Kricom - Situasi sore hari yang tenang di sekitar Orchard Road, Singapura pada 10 Maret 1965 mendadak berubah jadi menegangkan. Sebuah ledakan besar mengguncang gedung MacDonald House, merenggut tiga nyawa dan melukai 33 orang lainnya.
Pelaku pengeboman tersebut adalah Sersan Usman Ali dan Kopral Harun Said. Keduanya merupakan prajurit Korps Komando Operasi (KKO), atau yang sekarang kita kenal dengan nama Marinir.
Sersan Usman dan Kopral Harun (patriot-jiwa.blogspot.com)
Pengeboman ini dilatarbelakangi ketidaksukaan presiden Soekarno atas proses dekolonialisasi Singapura, Sarawak dan Sabah menjadi negara bagian dari Malaysia. Soekarno menganggap penggabungan ini hanyalah bentuk lain dari kolonialisme dan imperialisme yang dapat mengancam keamanan Indonesia.
Indonesia pun mengirimkan sukarelawan dalam misi-misi infiltrasi dan sabotase ke wilayah Malaysia, termasuk Singapura. Pengeboman gedung MacDonald House merupakan bagian dari misi tersebut.
Gedung MacDonald House sekarang (wikipedia)
Dikutip dari Detik, berdasarkan buku sejarah TNI, alasan dipilihnya MacDonald House sebagai salah satu target sabotase lantaran nama MacDonald dianggap sebagai simbol kekuasaan Inggris di Asia Tenggara. Nama tersebut diambil dari Malcolm MacDonald, seorang petinggi jajahan Inggris yang menjadi salah satu pencetus penggabungan Singapura, Sarawak, dan Sabah.
Sersan Usman dan Kopral Harun berhasil meledakkan bom seberat 11,33 kg. Ledakan tersebut menghasilkan lubang besar di lantai, merusak lift, dan menghancurkan sebuah ruangan yang digunakan sebagai kantor The Hongkong And Shanghai Bank. Ledakan dahsyat itu juga memecahkan kaca dari beberapa mobil yang diparkir di luar gedung.
Dua karyawan The Hongkong And Shanghai Bank, Elizabeth Choo dan Juliet Goh, tewas dalam insiden tersebut. Sementara, satu orang korban meninggal lain adalah seorang sopir bernama Mohammed Yasin bin Kesit.
MacDonald House pascapengeboman (www.straitstimes.com)

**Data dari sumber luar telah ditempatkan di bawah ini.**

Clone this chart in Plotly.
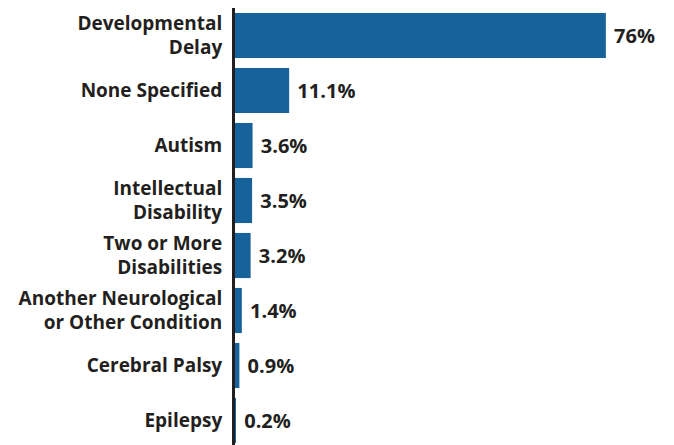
import plotly.graph_objects as go

categories = ['Developmental<br>Delay',
              'None Specified',
              'Autism',
              'Intellectual<br>Disability',
              'Two or More<br>Disabilities',
              'Another Neurological<br>or Other Condition',
              'Cerebral Palsy',
              'Epilepsy']
values = [76, 11.1, 3.6, 3.5, 3.2, 1.4, 0.9, 0.2]
value_labels = ['76%', '11.1%', '3.6%', '3.5%', '3.2%', '1.4%', '0.9%', '0.2%']

BAR_COLOR = '#17629a'
TEXT_COLOR = '#231f20'
FONT = 'Open Sans, sans-serif'

fig = go.Figure(go.Bar(x=values,
                       y=categories,
                       orientation='h',
                       marker=dict(color=BAR_COLOR, line=dict(width=0)),
                       # nbsp keeps a small gap between bar end and label
                       text=['\u00a0' + t for t in value_labels],
                       textposition='outside',
                       textfont=dict(family=FONT, size=20, color=TEXT_COLOR,
                                     weight='bold'),
                       cliponaxis=False,
                       hoverinfo='skip'))

fig.update_layout(width=674,
                  height=445,
                  margin=dict(l=227, r=0, t=0, b=5, pad=0, autoexpand=False),
                  paper_bgcolor='white',
                  plot_bgcolor='white',
                  bargap=0.18,
                  showlegend=False,
                  font=dict(family=FONT, color=TEXT_COLOR),
                  xaxis=dict(range=[0, 91.6],
                             visible=False,
                             showgrid=False,
                             zeroline=False,
                             automargin=False),
                  yaxis=dict(autorange='reversed',
                             automargin=False,
                             showgrid=False,
                             zeroline=False,
                             showline=True,
                             linecolor=TEXT_COLOR,
                             linewidth=3,
                             ticks='',
                             ticklabelstandoff=6,
                             tickfont=dict(family=FONT, size=19,
                                           color=TEXT_COLOR, weight='bold')))

fig.write_html("out.html")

Usai melancarkan aksinya, Sersan Usman dan Kopral Harun berusaha melarikan diri melalui jalur laut. Nahas, kapal motor yang mereka gunakan untuk kabur tiba-tiba mogok di tengah laut. Kedua prajurit Marinir ini akhirnya tertangkap.
Pada 20 Oktober 1965,Sersan Usman dan Kopral Harun dinyatakan bersalah oleh Pengadilan Singapura atas pemboman MacDonald House dan dijatuhi hukuman mati. Kasasi yang mereka ajukan berujung pada penolakan.
Berbagai upaya dilakukan pemerintah Indonesia agar Singapura mau memberikan keringanan hukuman, namun semuanya sia-sia. Sersan Usman dan Kopral Harun menghadapi tiang gantungan pada 17 Oktober 1968.
Singapura menganggap Sersan Usman dan Kopral Harun sebagai teroris. Namun, bagi rakyat Indonesia, yang dilakukan Usman-Harun merupakan aksi heroik melawan imperialisme. Presiden Soeharto yang baru saja mengambil alih kepemimpinan dari Soekarno menganugerahi mereka dengan gelar Pahlawan Nasional.
Eksekusi mati terhadap dua prajurit Marinir tersebut membuat marah rakyat Indonesia. Kedutaan Besar Singapura di Jakarta diamuk massa. Komandan KKO saat itu, Mayjen Mukiyat bahkan menyatakan kesiapan dirinya beserta jajarannya untuk menyerbu negeri singa. Namun, presiden Soeharto berkehendak lain. Beliau lebih memilih untuk tidak melanjutkan konfrontasi dengan Malaysia dan Singapura.
Perdana Menteri Singapura menabur bunga di makam Usman-Harun (news.okezone.com)
Ketegangan antara Indonesia dan Singapura mereda ketika Perdana Menteri Singapura saat itu, Lee Kuan Yew, berkunjung ke Indonesia dan menabur bunga di pusara Harun dan Usman di Taman Makam Pahlawan Kalibata, Jakarta.
KRI Usman-Harun (radarmiliter.blogspot.co.id)
Indonesia kemudian menyematkan nama KRI Usman-Harun pada salah satu kapal perang terbarunya di tahun 2014. Hal ini sempat menuai protes dari Singapura. Namun, nama Usman-Harun tetap digunakan pada kapal perang hingga saat ini.